### The task
Transcribe all of the material exactly, except for its pictures.

### Supplied data
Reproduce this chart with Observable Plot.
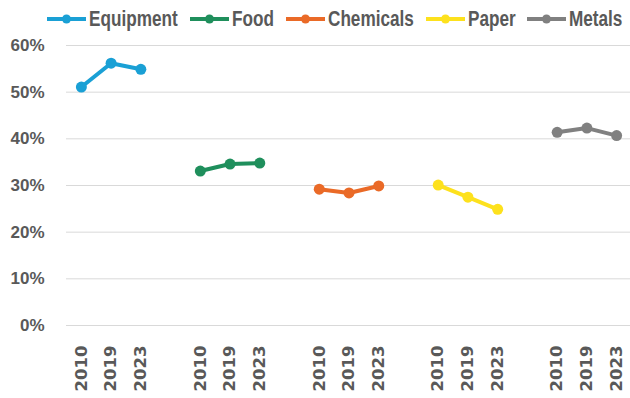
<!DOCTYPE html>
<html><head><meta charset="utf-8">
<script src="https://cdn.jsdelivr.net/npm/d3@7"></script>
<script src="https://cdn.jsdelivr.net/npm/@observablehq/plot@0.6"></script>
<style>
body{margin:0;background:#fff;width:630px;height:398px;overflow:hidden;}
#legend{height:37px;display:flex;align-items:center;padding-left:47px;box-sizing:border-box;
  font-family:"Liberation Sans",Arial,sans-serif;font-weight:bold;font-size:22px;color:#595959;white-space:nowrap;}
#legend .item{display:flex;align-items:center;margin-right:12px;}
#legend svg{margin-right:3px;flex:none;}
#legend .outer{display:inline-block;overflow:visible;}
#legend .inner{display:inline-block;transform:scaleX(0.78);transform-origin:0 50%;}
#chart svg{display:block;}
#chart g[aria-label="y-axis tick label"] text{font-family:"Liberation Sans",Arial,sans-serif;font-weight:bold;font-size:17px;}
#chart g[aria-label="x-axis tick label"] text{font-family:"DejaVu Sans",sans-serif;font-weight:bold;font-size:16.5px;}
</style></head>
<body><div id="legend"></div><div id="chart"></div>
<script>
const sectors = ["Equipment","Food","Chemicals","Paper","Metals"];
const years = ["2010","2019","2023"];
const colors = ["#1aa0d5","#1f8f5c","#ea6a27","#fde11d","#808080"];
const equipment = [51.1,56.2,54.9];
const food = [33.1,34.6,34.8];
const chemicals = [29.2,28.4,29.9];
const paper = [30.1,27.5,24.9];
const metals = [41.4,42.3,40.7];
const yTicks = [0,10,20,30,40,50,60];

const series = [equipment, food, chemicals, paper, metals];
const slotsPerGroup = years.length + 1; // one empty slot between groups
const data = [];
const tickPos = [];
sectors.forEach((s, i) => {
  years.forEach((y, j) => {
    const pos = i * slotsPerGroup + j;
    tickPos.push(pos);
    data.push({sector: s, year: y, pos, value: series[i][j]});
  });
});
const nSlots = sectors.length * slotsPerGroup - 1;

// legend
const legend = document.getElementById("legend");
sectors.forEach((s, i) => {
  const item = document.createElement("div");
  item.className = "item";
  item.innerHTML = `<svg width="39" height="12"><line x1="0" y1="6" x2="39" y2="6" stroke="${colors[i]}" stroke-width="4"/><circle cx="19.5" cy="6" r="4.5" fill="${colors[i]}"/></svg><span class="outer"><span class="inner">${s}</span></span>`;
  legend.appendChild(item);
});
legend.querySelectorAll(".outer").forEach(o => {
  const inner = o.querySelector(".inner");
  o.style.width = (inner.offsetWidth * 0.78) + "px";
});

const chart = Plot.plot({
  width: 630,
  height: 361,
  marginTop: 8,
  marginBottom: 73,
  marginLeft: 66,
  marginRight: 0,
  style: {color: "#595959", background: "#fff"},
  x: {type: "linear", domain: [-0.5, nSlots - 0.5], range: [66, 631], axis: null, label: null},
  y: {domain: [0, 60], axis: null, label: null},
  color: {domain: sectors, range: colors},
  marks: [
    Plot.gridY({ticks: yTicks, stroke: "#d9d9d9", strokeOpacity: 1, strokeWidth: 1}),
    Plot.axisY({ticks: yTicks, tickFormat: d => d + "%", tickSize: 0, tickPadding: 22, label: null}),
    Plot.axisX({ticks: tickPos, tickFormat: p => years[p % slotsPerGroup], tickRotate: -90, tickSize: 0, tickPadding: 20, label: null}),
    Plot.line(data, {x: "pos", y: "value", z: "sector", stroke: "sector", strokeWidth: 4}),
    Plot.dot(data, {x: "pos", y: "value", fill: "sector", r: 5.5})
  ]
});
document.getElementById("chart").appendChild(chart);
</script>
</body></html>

### Exercise answer
Reproduce this chart with Observable Plot.
<!DOCTYPE html>
<html><head><meta charset="utf-8">
<script src="https://cdn.jsdelivr.net/npm/d3@7"></script>
<script src="https://cdn.jsdelivr.net/npm/@observablehq/plot@0.6"></script>
<style>
body{margin:0;background:#fff;width:630px;height:398px;overflow:hidden;}
#legend{height:37px;display:flex;align-items:center;padding-left:47px;box-sizing:border-box;
  font-family:"Liberation Sans",Arial,sans-serif;font-weight:bold;font-size:22px;color:#595959;white-space:nowrap;}
#legend .item{display:flex;align-items:center;margin-right:12px;}
#legend svg{margin-right:3px;flex:none;}
#legend .outer{display:inline-block;overflow:visible;}
#legend .inner{display:inline-block;transform:scaleX(0.78);transform-origin:0 50%;}
#chart svg{display:block;}
#chart g[aria-label="y-axis tick label"] text{font-family:"Liberation Sans",Arial,sans-serif;font-weight:bold;font-size:17px;}
#chart g[aria-label="x-axis tick label"] text{font-family:"DejaVu Sans",sans-serif;font-weight:bold;font-size:16.5px;}
</style></head>
<body><div id="legend"></div><div id="chart"></div>
<script>
const sectors = ["Equipment","Food","Chemicals","Paper","Metals"];
const years = ["2010","2019","2023"];
const colors = ["#1aa0d5","#1f8f5c","#ea6a27","#fde11d","#808080"];
const equipment = [51.1,56.2,54.9];
const food = [33.1,34.6,34.8];
const chemicals = [29.2,28.4,29.9];
const paper = [30.1,27.5,24.9];
const metals = [41.4,42.3,40.7];
const yTicks = [0,10,20,30,40,50,60];

const series = [equipment, food, chemicals, paper, metals];
const slotsPerGroup = years.length + 1; // one empty slot between groups
const data = [];
const tickPos = [];
sectors.forEach((s, i) => {
  years.forEach((y, j) => {
    const pos = i * slotsPerGroup + j;
    tickPos.push(pos);
    data.push({sector: s, year: y, pos, value: series[i][j]});
  });
});
const nSlots = sectors.length * slotsPerGroup - 1;

// legend
const legend = document.getElementById("legend");
sectors.forEach((s, i) => {
  const item = document.createElement("div");
  item.className = "item";
  item.innerHTML = `<svg width="39" height="12"><line x1="0" y1="6" x2="39" y2="6" stroke="${colors[i]}" stroke-width="4"/><circle cx="19.5" cy="6" r="4.5" fill="${colors[i]}"/></svg><span class="outer"><span class="inner">${s}</span></span>`;
  legend.appendChild(item);
});
legend.querySelectorAll(".outer").forEach(o => {
  const inner = o.querySelector(".inner");
  o.style.width = (inner.offsetWidth * 0.78) + "px";
});

const chart = Plot.plot({
  width: 630,
  height: 361,
  marginTop: 8,
  marginBottom: 73,
  marginLeft: 66,
  marginRight: 0,
  style: {color: "#595959", background: "#fff"},
  x: {type: "linear", domain: [-0.5, nSlots - 0.5], range: [66, 631], axis: null, label: null},
  y: {domain: [0, 60], axis: null, label: null},
  color: {domain: sectors, range: colors},
  marks: [
    Plot.gridY({ticks: yTicks, stroke: "#d9d9d9", strokeOpacity: 1, strokeWidth: 1}),
    Plot.axisY({ticks: yTicks, tickFormat: d => d + "%", tickSize: 0, tickPadding: 22, label: null}),
    Plot.axisX({ticks: tickPos, tickFormat: p => years[p % slotsPerGroup], tickRotate: -90, tickSize: 0, tickPadding: 20, label: null}),
    Plot.line(data, {x: "pos", y: "value", z: "sector", stroke: "sector", strokeWidth: 4}),
    Plot.dot(data, {x: "pos", y: "value", fill: "sector", r: 5.5})
  ]
});
document.getElementById("chart").appendChild(chart);
</script>
</body></html>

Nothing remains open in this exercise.